SOURCE DATA ▸
######

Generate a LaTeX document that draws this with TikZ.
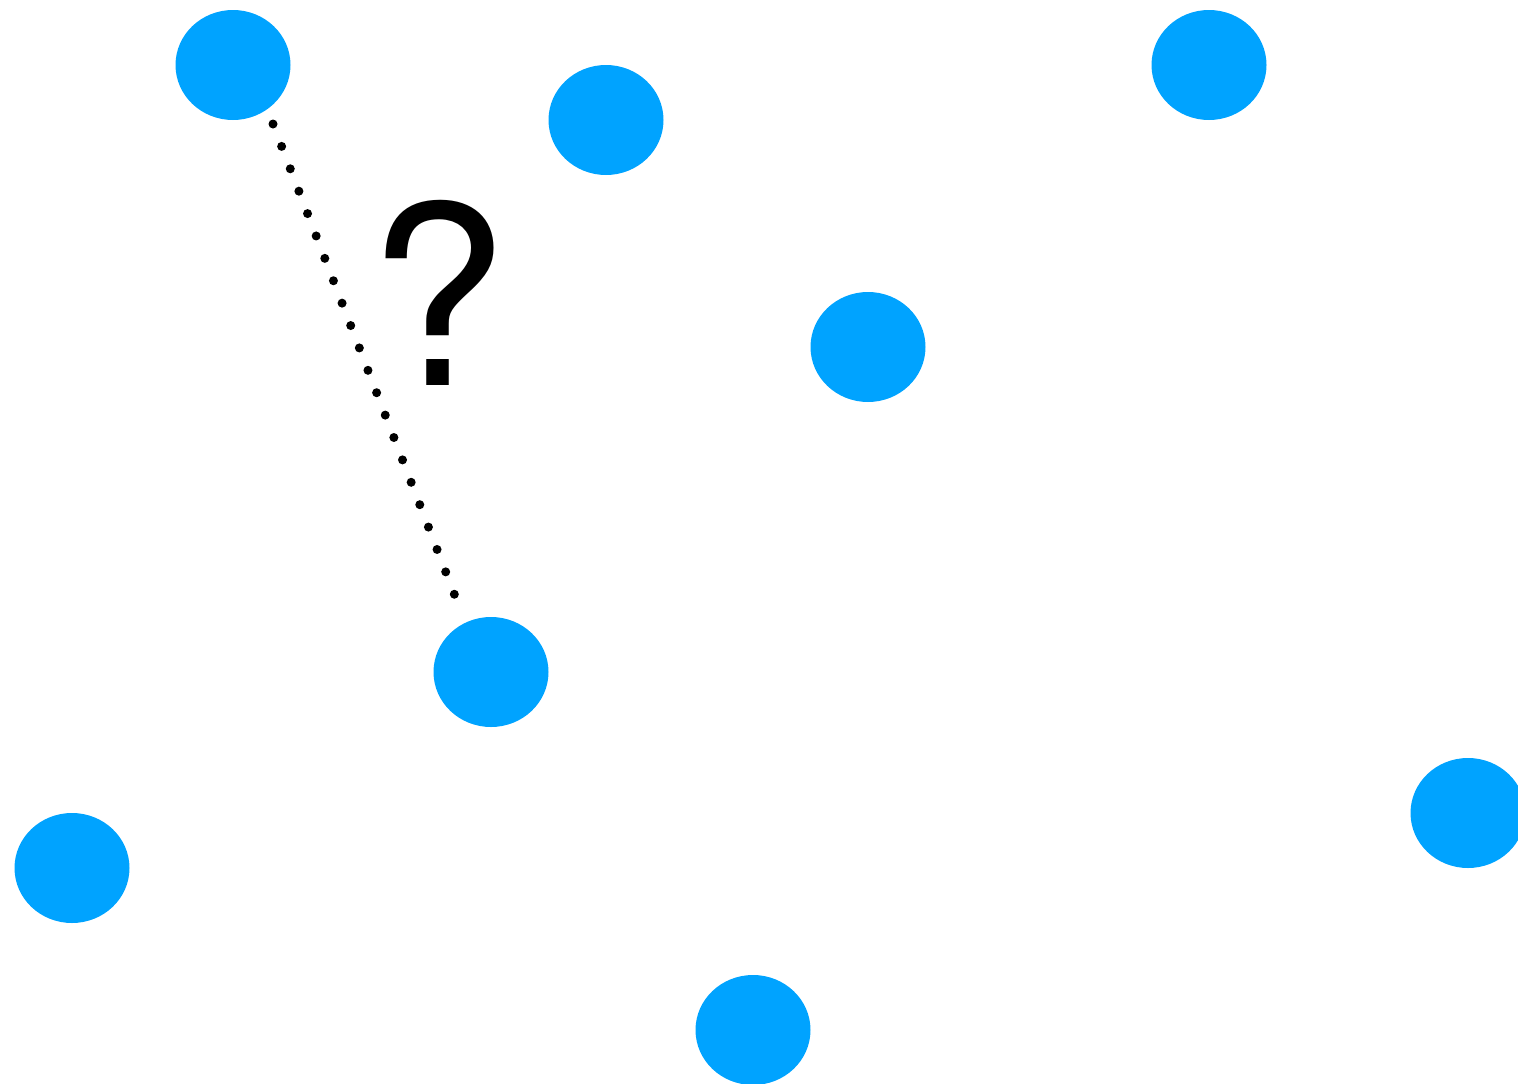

######

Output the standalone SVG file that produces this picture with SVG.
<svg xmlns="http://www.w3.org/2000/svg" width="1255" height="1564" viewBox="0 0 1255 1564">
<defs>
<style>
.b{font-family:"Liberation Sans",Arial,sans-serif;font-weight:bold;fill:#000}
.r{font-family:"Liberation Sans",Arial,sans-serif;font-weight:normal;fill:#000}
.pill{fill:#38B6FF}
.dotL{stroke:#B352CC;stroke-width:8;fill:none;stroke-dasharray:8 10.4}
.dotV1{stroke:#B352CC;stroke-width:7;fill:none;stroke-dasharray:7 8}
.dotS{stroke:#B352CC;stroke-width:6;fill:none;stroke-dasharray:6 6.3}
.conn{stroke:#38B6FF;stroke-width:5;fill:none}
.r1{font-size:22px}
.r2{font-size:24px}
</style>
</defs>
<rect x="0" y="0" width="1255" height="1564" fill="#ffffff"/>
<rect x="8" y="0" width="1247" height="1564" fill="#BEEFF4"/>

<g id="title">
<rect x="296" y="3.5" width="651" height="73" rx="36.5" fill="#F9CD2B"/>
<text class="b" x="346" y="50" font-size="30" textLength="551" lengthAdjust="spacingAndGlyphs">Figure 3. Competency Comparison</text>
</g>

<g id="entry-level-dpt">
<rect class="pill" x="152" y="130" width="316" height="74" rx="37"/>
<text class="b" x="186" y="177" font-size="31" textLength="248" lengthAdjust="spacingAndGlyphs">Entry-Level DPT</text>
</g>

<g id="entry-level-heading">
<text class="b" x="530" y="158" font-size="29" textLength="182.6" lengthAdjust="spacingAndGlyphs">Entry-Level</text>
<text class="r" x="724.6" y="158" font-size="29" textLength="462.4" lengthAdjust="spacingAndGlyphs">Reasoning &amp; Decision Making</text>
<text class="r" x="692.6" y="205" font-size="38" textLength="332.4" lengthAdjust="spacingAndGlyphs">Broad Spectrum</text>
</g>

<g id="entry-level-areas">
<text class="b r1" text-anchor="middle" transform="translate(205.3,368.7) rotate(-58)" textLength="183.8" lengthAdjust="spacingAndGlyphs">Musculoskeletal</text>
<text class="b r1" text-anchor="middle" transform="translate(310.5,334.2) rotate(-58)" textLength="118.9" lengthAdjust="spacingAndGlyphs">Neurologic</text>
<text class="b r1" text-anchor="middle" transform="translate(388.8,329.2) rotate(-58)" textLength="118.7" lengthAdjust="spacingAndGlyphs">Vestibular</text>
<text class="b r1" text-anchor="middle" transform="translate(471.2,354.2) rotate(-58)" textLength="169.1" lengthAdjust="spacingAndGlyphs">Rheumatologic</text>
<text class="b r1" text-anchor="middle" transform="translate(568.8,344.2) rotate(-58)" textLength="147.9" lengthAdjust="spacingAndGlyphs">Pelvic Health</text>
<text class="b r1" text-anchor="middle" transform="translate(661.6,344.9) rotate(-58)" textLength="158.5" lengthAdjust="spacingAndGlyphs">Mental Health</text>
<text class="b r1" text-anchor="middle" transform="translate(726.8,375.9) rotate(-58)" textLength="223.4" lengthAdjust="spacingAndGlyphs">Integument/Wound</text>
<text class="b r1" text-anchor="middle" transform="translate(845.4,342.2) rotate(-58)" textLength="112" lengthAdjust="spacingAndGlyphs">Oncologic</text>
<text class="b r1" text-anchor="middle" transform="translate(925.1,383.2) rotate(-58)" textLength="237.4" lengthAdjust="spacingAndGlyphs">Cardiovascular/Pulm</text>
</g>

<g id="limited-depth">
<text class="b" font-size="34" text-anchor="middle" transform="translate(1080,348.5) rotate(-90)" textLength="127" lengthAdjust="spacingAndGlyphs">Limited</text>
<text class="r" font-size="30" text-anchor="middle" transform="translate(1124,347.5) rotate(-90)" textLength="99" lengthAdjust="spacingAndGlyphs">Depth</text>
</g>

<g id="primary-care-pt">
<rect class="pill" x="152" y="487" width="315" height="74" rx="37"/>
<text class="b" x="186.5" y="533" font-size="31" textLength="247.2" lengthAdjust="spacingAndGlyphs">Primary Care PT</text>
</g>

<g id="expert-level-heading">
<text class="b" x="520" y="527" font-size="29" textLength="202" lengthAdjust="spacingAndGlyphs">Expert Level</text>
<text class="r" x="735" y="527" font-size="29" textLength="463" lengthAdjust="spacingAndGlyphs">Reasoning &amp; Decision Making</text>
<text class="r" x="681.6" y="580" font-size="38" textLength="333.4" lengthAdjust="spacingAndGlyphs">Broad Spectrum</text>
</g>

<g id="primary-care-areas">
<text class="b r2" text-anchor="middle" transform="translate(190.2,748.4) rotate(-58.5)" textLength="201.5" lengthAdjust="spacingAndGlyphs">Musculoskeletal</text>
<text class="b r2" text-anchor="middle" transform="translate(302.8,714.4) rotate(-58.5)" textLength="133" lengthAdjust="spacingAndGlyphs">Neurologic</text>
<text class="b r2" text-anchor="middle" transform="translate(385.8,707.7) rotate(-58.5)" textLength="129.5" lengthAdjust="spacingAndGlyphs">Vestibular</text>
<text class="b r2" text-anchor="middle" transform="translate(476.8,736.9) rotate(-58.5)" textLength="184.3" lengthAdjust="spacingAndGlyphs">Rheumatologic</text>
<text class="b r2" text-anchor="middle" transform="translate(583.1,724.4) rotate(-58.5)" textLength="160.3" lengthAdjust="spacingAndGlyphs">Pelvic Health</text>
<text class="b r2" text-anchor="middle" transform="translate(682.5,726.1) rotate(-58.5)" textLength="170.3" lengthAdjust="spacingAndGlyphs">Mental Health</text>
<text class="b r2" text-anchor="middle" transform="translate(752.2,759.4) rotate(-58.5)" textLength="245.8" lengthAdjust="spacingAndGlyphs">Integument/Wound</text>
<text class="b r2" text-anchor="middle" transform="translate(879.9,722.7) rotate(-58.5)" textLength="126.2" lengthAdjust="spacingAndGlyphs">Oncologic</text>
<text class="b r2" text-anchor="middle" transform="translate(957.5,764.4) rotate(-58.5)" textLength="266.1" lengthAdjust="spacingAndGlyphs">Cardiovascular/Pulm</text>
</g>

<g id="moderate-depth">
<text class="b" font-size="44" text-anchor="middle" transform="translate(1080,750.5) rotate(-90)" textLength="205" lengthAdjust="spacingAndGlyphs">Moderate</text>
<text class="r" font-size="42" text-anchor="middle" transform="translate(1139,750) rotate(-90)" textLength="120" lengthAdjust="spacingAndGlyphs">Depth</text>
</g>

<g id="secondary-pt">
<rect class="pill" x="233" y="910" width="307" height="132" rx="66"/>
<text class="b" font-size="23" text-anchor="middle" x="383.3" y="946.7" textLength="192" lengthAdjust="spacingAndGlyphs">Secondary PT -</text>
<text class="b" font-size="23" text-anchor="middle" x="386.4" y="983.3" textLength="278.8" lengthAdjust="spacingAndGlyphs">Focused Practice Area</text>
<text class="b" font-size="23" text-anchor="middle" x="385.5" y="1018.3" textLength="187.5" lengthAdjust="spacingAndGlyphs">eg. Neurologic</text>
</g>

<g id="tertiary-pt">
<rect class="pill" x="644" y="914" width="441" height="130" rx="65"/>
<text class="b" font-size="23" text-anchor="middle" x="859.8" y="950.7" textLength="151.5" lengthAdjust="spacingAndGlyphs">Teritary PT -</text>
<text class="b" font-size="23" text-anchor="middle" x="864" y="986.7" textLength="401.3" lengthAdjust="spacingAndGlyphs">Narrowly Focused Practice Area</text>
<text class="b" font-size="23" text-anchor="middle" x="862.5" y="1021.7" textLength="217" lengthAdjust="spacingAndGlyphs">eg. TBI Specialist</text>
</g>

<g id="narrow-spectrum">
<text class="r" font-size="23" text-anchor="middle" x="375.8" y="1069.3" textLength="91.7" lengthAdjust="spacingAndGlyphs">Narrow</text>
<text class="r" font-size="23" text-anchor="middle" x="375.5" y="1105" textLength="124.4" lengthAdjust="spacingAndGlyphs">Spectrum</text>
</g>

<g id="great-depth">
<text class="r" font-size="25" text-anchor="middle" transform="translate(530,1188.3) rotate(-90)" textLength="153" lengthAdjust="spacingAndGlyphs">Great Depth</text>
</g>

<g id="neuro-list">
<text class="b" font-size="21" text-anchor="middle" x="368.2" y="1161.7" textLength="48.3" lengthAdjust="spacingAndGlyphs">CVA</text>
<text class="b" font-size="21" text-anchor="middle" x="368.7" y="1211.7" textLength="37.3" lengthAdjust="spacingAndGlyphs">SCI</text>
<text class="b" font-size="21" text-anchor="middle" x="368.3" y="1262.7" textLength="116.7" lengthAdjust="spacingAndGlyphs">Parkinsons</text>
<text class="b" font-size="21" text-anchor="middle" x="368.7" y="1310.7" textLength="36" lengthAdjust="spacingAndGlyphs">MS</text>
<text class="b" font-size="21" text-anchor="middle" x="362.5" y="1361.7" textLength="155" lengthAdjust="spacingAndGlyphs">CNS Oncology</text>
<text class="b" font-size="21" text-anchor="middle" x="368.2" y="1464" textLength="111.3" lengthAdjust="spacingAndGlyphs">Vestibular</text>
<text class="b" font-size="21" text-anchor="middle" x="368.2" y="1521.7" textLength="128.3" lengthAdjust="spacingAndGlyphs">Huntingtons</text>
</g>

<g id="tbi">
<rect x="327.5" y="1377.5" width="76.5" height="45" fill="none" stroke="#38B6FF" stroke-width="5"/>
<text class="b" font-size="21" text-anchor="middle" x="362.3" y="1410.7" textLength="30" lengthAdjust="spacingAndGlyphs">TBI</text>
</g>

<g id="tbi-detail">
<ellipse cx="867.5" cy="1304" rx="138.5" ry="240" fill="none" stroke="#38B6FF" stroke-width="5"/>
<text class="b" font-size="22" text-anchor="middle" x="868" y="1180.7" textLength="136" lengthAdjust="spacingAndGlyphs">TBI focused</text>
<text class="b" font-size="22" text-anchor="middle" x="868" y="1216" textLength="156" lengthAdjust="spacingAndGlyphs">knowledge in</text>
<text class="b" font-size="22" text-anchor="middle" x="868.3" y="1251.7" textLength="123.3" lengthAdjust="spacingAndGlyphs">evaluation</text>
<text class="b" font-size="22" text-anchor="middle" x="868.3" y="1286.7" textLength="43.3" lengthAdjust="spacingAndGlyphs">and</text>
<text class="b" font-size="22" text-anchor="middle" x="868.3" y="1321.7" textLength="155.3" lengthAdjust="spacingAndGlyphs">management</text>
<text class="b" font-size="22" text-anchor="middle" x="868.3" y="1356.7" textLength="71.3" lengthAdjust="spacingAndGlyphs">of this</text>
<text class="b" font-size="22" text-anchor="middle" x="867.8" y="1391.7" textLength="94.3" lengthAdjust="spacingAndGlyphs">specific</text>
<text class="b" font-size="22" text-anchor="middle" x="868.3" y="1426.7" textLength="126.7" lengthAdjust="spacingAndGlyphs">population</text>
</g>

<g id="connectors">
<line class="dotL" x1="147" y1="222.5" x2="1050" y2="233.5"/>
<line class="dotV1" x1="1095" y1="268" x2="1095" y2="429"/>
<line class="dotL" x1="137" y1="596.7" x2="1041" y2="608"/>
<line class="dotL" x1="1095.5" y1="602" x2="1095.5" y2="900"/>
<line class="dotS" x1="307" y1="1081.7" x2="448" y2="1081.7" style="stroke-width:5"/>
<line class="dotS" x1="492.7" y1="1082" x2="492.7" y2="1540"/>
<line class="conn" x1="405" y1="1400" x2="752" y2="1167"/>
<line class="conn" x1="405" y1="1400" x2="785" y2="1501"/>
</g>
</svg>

######

WORK REQUIRED ▸
Copy all lines of the material above where the string "this" occurs.

ANSWER TO THE EXERCISE ▸
Generate a LaTeX document that draws this with TikZ.
Output the standalone SVG file that produces this picture with SVG.
<text class="b" font-size="22" text-anchor="middle" x="868.3" y="1356.7" textLength="71.3" lengthAdjust="spacingAndGlyphs">of this</text>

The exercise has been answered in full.